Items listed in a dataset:
⁂

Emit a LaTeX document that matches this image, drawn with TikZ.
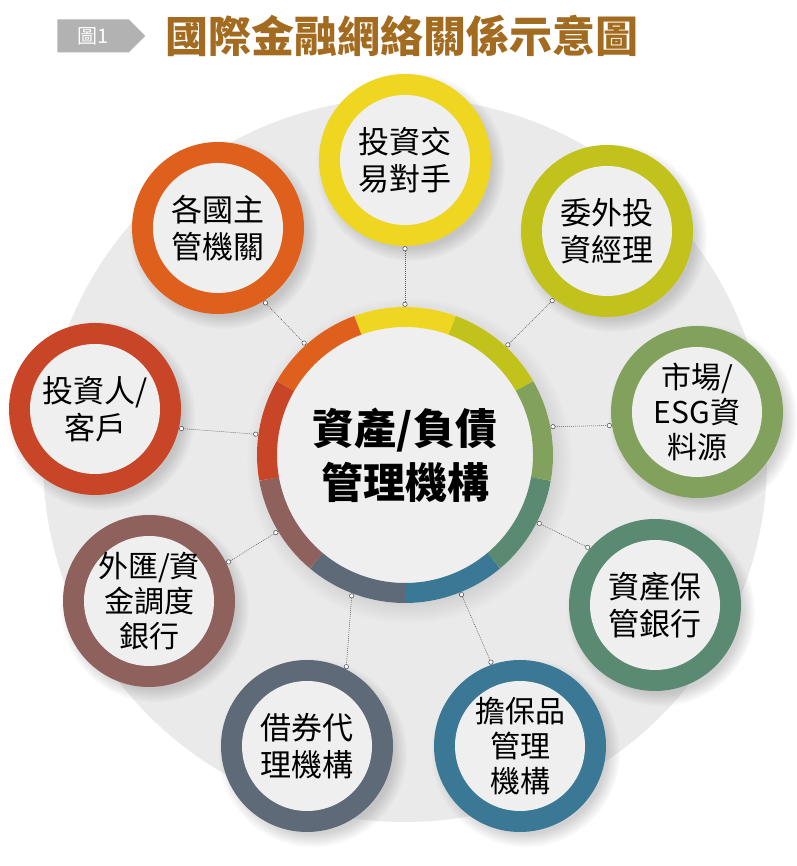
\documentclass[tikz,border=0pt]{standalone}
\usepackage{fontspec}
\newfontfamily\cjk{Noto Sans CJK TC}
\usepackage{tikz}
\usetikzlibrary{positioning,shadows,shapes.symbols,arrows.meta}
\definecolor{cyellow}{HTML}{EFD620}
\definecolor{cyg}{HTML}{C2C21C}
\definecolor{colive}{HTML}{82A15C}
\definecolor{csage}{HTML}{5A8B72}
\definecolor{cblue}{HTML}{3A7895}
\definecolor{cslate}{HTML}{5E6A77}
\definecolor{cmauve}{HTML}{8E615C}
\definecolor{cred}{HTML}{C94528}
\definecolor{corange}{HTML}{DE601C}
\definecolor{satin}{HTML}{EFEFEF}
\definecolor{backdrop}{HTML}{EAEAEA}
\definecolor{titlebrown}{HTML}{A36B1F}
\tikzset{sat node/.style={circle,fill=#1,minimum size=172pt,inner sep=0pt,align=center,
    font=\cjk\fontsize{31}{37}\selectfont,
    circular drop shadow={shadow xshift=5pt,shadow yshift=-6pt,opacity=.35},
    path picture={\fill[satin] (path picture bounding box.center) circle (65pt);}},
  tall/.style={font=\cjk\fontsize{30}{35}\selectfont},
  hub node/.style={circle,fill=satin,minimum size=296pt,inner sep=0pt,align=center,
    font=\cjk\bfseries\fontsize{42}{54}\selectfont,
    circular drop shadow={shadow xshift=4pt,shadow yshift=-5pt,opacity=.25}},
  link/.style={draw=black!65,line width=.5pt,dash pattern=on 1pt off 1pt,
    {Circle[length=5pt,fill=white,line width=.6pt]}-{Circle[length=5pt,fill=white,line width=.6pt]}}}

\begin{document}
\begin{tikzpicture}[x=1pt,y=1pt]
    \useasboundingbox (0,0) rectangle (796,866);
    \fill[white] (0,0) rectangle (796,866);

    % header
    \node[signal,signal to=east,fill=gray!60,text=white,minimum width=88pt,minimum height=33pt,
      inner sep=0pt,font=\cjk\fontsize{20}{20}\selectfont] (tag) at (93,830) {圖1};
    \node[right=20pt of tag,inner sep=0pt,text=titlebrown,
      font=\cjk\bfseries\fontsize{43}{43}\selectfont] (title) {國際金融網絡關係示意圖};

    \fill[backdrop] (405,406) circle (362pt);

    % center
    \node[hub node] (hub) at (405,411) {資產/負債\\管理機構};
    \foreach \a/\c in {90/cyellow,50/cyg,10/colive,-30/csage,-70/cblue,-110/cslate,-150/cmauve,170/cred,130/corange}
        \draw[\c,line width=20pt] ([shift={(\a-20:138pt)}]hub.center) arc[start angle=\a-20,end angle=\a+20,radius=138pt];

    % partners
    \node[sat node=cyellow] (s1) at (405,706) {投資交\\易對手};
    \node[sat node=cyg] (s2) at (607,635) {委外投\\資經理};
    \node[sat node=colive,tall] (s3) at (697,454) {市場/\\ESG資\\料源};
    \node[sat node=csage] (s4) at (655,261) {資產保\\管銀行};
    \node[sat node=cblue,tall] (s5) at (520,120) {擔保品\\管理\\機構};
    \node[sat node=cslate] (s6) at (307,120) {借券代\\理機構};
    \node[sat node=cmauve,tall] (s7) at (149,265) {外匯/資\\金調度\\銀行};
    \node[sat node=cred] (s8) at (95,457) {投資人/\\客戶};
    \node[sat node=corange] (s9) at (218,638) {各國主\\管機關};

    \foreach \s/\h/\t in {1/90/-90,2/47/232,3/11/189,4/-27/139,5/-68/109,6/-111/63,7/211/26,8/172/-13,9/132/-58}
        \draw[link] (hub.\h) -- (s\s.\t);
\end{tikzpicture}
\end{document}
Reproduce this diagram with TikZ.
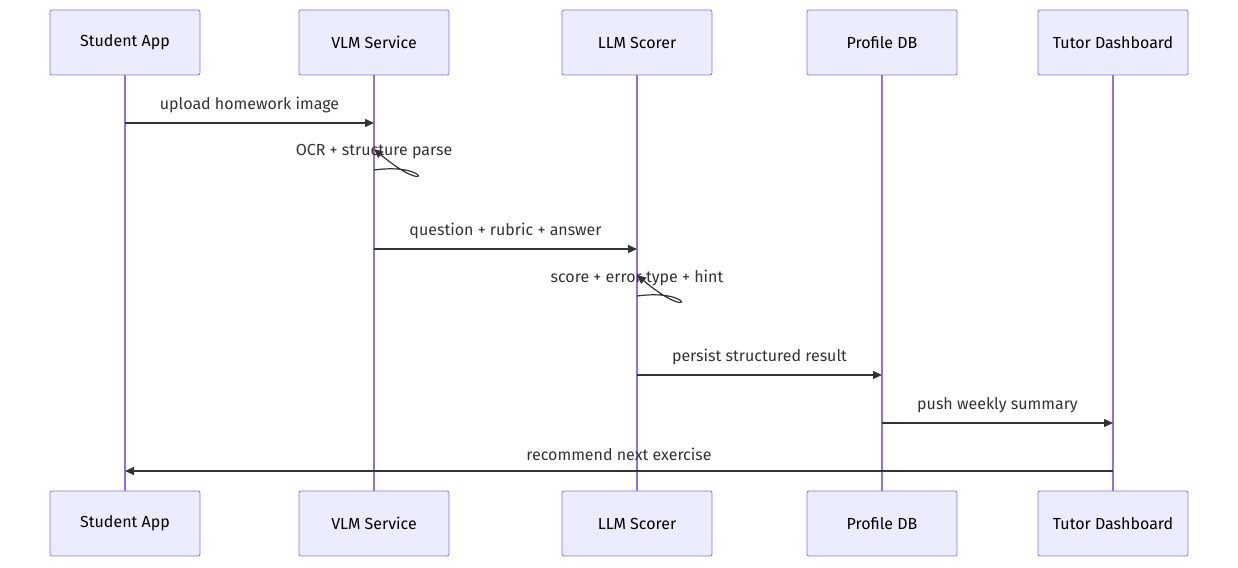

⁂

Pictures excluded, quote all the data above exactly.

Result below:
Emit a LaTeX document that matches this image, drawn with TikZ.
\documentclass[tikz,border=0pt]{standalone}
\usepackage{fontspec}
\newfontfamily\cjk{Noto Sans CJK TC}
\usepackage{tikz}
\usetikzlibrary{positioning,shadows,shapes.symbols,arrows.meta}
\definecolor{cyellow}{HTML}{EFD620}
\definecolor{cyg}{HTML}{C2C21C}
\definecolor{colive}{HTML}{82A15C}
\definecolor{csage}{HTML}{5A8B72}
\definecolor{cblue}{HTML}{3A7895}
\definecolor{cslate}{HTML}{5E6A77}
\definecolor{cmauve}{HTML}{8E615C}
\definecolor{cred}{HTML}{C94528}
\definecolor{corange}{HTML}{DE601C}
\definecolor{satin}{HTML}{EFEFEF}
\definecolor{backdrop}{HTML}{EAEAEA}
\definecolor{titlebrown}{HTML}{A36B1F}
\tikzset{sat node/.style={circle,fill=#1,minimum size=172pt,inner sep=0pt,align=center,
    font=\cjk\fontsize{31}{37}\selectfont,
    circular drop shadow={shadow xshift=5pt,shadow yshift=-6pt,opacity=.35},
    path picture={\fill[satin] (path picture bounding box.center) circle (65pt);}},
  tall/.style={font=\cjk\fontsize{30}{35}\selectfont},
  hub node/.style={circle,fill=satin,minimum size=296pt,inner sep=0pt,align=center,
    font=\cjk\bfseries\fontsize{42}{54}\selectfont,
    circular drop shadow={shadow xshift=4pt,shadow yshift=-5pt,opacity=.25}},
  link/.style={draw=black!65,line width=.5pt,dash pattern=on 1pt off 1pt,
    {Circle[length=5pt,fill=white,line width=.6pt]}-{Circle[length=5pt,fill=white,line width=.6pt]}}}

\begin{document}
\begin{tikzpicture}[x=1pt,y=1pt]
    \useasboundingbox (0,0) rectangle (796,866);
    \fill[white] (0,0) rectangle (796,866);

    % header
    \node[signal,signal to=east,fill=gray!60,text=white,minimum width=88pt,minimum height=33pt,
      inner sep=0pt,font=\cjk\fontsize{20}{20}\selectfont] (tag) at (93,830) {圖1};
    \node[right=20pt of tag,inner sep=0pt,text=titlebrown,
      font=\cjk\bfseries\fontsize{43}{43}\selectfont] (title) {國際金融網絡關係示意圖};

    \fill[backdrop] (405,406) circle (362pt);

    % center
    \node[hub node] (hub) at (405,411) {資產/負債\\管理機構};
    \foreach \a/\c in {90/cyellow,50/cyg,10/colive,-30/csage,-70/cblue,-110/cslate,-150/cmauve,170/cred,130/corange}
        \draw[\c,line width=20pt] ([shift={(\a-20:138pt)}]hub.center) arc[start angle=\a-20,end angle=\a+20,radius=138pt];

    % partners
    \node[sat node=cyellow] (s1) at (405,706) {投資交\\易對手};
    \node[sat node=cyg] (s2) at (607,635) {委外投\\資經理};
    \node[sat node=colive,tall] (s3) at (697,454) {市場/\\ESG資\\料源};
    \node[sat node=csage] (s4) at (655,261) {資產保\\管銀行};
    \node[sat node=cblue,tall] (s5) at (520,120) {擔保品\\管理\\機構};
    \node[sat node=cslate] (s6) at (307,120) {借券代\\理機構};
    \node[sat node=cmauve,tall] (s7) at (149,265) {外匯/資\\金調度\\銀行};
    \node[sat node=cred] (s8) at (95,457) {投資人/\\客戶};
    \node[sat node=corange] (s9) at (218,638) {各國主\\管機關};

    \foreach \s/\h/\t in {1/90/-90,2/47/232,3/11/189,4/-27/139,5/-68/109,6/-111/63,7/211/26,8/172/-13,9/132/-58}
        \draw[link] (hub.\h) -- (s\s.\t);
\end{tikzpicture}
\end{document}
Reproduce this diagram with TikZ.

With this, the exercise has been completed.